■ **What is expected**
Retype each line exactly. Skip images.

START Information supplied

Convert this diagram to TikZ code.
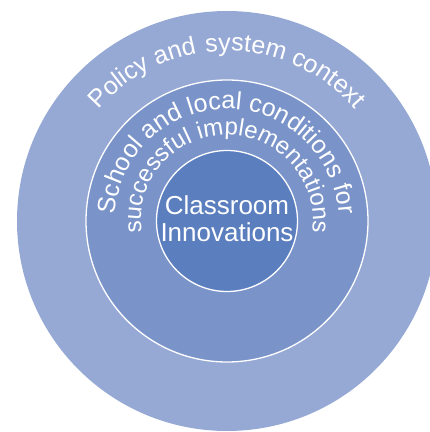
\documentclass[tikz,border=0pt]{standalone}
\usepackage{fontspec}
\setmainfont{Liberation Sans}
\usetikzlibrary{decorations.text,calc}

\definecolor{ringouter}{HTML}{96A9D5}
\definecolor{ringmid}{HTML}{7A94CA}
\definecolor{ringinner}{HTML}{5A7EBE}

\begin{document}
\begin{tikzpicture}[x=1pt,y=1pt,
  disc/.style={circle, inner sep=0pt, outer sep=0pt},
  ring/.style={disc, draw=white, line width=1.3pt},
  arctext/.style 2 args={decorate, font=#1, decoration={text along path, text align=center, text color=white, text={|#1|#2}}},
]
\useasboundingbox (0,0) rectangle (430,432);
\clip (0,0) rectangle (430,432);
\coordinate (c) at (227,211);

% three nested circles
\node[disc, minimum size=420pt, fill=ringouter] (outer) at (c) {};
\node[ring, minimum size=282pt, fill=ringmid] (middle) at (c) {};
\node[ring, minimum size=141pt, fill=ringinner] (inner) at (c) {};

% curved labels, centred on the top of each ring
\path[arctext={\fontsize{25}{29}\selectfont}{Policy and{\hspace{9pt}}system context}]
  ($(c)+(150:170)$) arc[start angle=150, end angle=30, radius=170];
\path[arctext={\fontsize{25}{29}\selectfont}{School and local conditions for}]
  ($(c)+(193:112)$) arc[start angle=193, end angle=-13, radius=112];
\path[arctext={\fontsize{24}{28}\selectfont}{successful implementations}]
  ($(c)+(200:86)$) arc[start angle=200, end angle=-20, radius=86];

% centre label
\node[text=white, align=center, font=\fontsize{26}{27}\selectfont] (core) at ($(c)+(0,2)$) {Classroom\\Innovations};
\end{tikzpicture}
\end{document}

END Information supplied

■ **Answer in full**
Convert this diagram to TikZ code.
\documentclass[tikz,border=0pt]{standalone}
\usepackage{fontspec}
\setmainfont{Liberation Sans}
\usetikzlibrary{decorations.text,calc}

\definecolor{ringouter}{HTML}{96A9D5}
\definecolor{ringmid}{HTML}{7A94CA}
\definecolor{ringinner}{HTML}{5A7EBE}

\begin{document}
\begin{tikzpicture}[x=1pt,y=1pt,
  disc/.style={circle, inner sep=0pt, outer sep=0pt},
  ring/.style={disc, draw=white, line width=1.3pt},
  arctext/.style 2 args={decorate, font=#1, decoration={text along path, text align=center, text color=white, text={|#1|#2}}},
]
\useasboundingbox (0,0) rectangle (430,432);
\clip (0,0) rectangle (430,432);
\coordinate (c) at (227,211);

% three nested circles
\node[disc, minimum size=420pt, fill=ringouter] (outer) at (c) {};
\node[ring, minimum size=282pt, fill=ringmid] (middle) at (c) {};
\node[ring, minimum size=141pt, fill=ringinner] (inner) at (c) {};

% curved labels, centred on the top of each ring
\path[arctext={\fontsize{25}{29}\selectfont}{Policy and{\hspace{9pt}}system context}]
  ($(c)+(150:170)$) arc[start angle=150, end angle=30, radius=170];
\path[arctext={\fontsize{25}{29}\selectfont}{School and local conditions for}]
  ($(c)+(193:112)$) arc[start angle=193, end angle=-13, radius=112];
\path[arctext={\fontsize{24}{28}\selectfont}{successful implementations}]
  ($(c)+(200:86)$) arc[start angle=200, end angle=-20, radius=86];

% centre label
\node[text=white, align=center, font=\fontsize{26}{27}\selectfont] (core) at ($(c)+(0,2)$) {Classroom\\Innovations};
\end{tikzpicture}
\end{document}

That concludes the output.